The final question asks students to choose whether their college or university is generally “More tolerant of liberal ideas and beliefs,” “More tolerant of conservative ideas and beliefs” or “Equally tolerant of both liberal and conservative ideas and beliefs.”

The student’s survey closes out with general questions about enrollment status, coursework, race, gender, level of study and whether they attend a community college or state university. 

The employee survey

Employees are asked where they stand between “Strongly agree” and “Strongly disagree” with given statements. Here are some of the questions provided:

  • “Students at my institution are not shielded from ideas and opinions they find unwelcome, disagreeable or even deeply offensive.”
  • “Employees at my institution are encouraged to consider a wide variety of viewpoints and perspectives.”
  • “My institution is equally tolerant and welcoming of both liberal and conservative ideas and beliefs.”
  • “My institution encourages research, publications, dissertations, etc. on topics that span both liberal and conservative viewpoints.”

Suppose they “disagree” or “strongly disagree” that their institution is equally tolerant and welcoming of both liberal and conservative ideas and beliefs. In that case, employees are asked to indicate the ideas and beliefs that are more prevalent. Three options are given: “Liberal,” “Conservative” or “Other.”

Employees are then asked what category describes their primary employment with their institution. The following five options are given:

  1. Faculty with continuing contract/tenure
  2. Faculty/instructor without continuing contract/tenure
  3. Administrator
  4. Staff
  5. Other

Only those considered faculty or instructional personnel are then asked to select the extent to which they agree or disagree with provided statements. Once again, options range from “Strongly agree” to “Strongly disagree.” Some of the questions are shown below:

  • “Students in my classes are exposed to competing arguments and multiple perspectives on a topic.”
  • “I rarely inject my own political ideas and beliefs into my classes.”
  • “An expectation of receiving continuing contract/tenure is that faculty ascribe to a particular political viewpoint.”

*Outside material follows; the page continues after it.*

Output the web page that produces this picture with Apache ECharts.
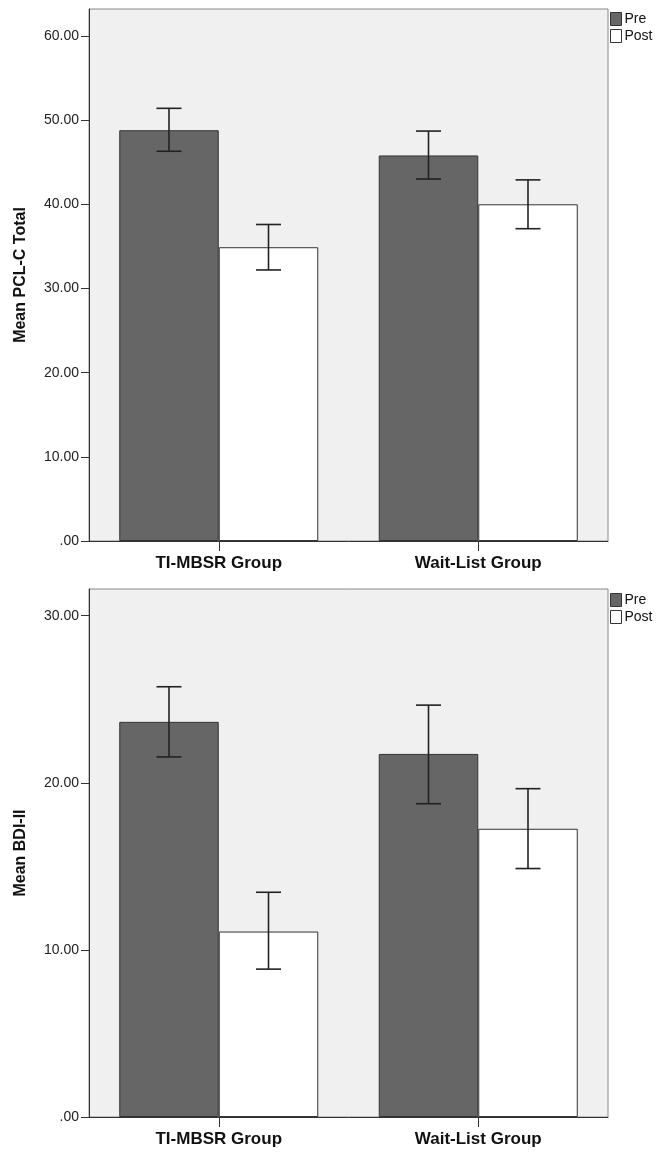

Employees who answered “agree” or “strongly agree” to the previous question are asked to indicate which political viewpoint is the expectation: “Liberal,” “Conservative” or “Other.”

In the final question, the survey asks respondents to “place yourself on the following scale,” given four options: “Conservative,” “Moderate,” “Liberal” or “None of the Above.”

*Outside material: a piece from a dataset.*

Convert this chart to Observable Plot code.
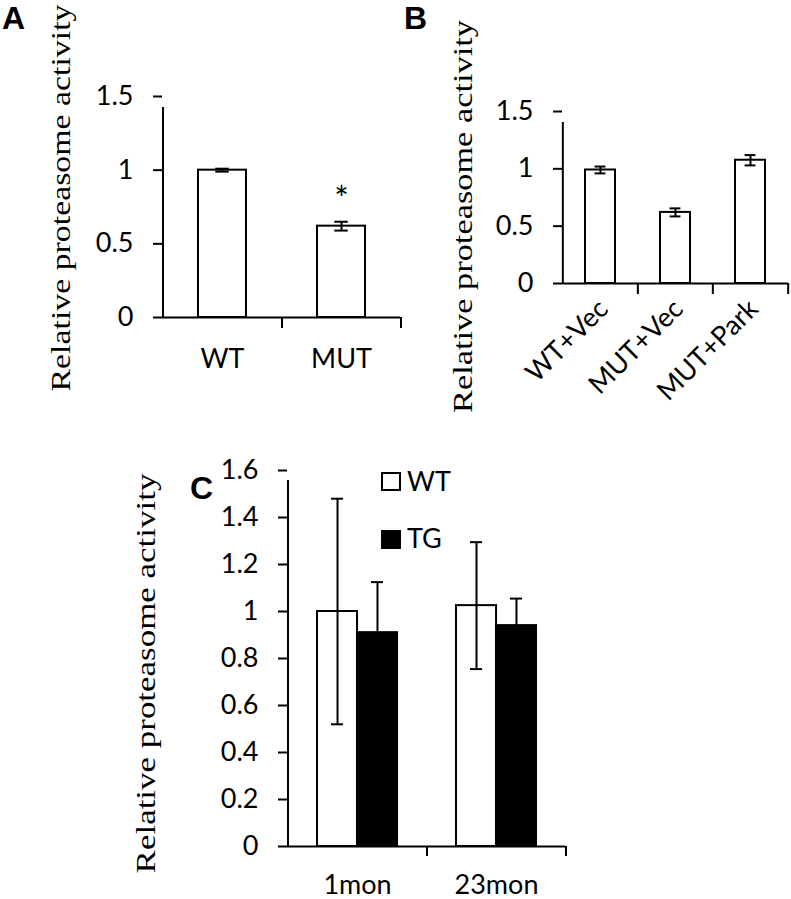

‘Surveillance has no place in Florida’s higher education system’

UFF says that this survey would not pass “validity tests” in any institutional review process because “there is no way to ensure that responses will reflect the demographics of the institution.”

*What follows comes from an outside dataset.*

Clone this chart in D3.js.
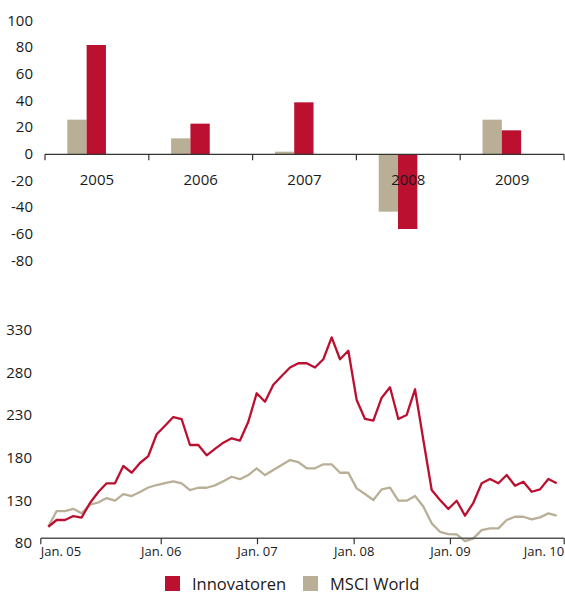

Spinnaker confirmed that survey links could be copied and forwarded to anyone, regardless of who originally received the email.

UFF and other critics of the law are already engaged in a federal lawsuit against BOG members, Florida state education officials and the Florida Department of Education members.

“We don’t need or want a return to the dark days of McCarthyism and the Johns Committee in Florida. Academic freedom, freedom of speech, and exposure to diverse perspectives in the classroom are core values for our campus community,” United Faculty of Florida at the University of North Florida (UFF-UNF) President Nicholas de Villiers said. “Faculty do not welcome the interference of an explicitly partisan survey that infringes on our privacy and civil liberties.” 

His sentiments were echoed by UFF presidents at other universities including the University of Florida, the University of Central Florida and Florida Gulf Coast University.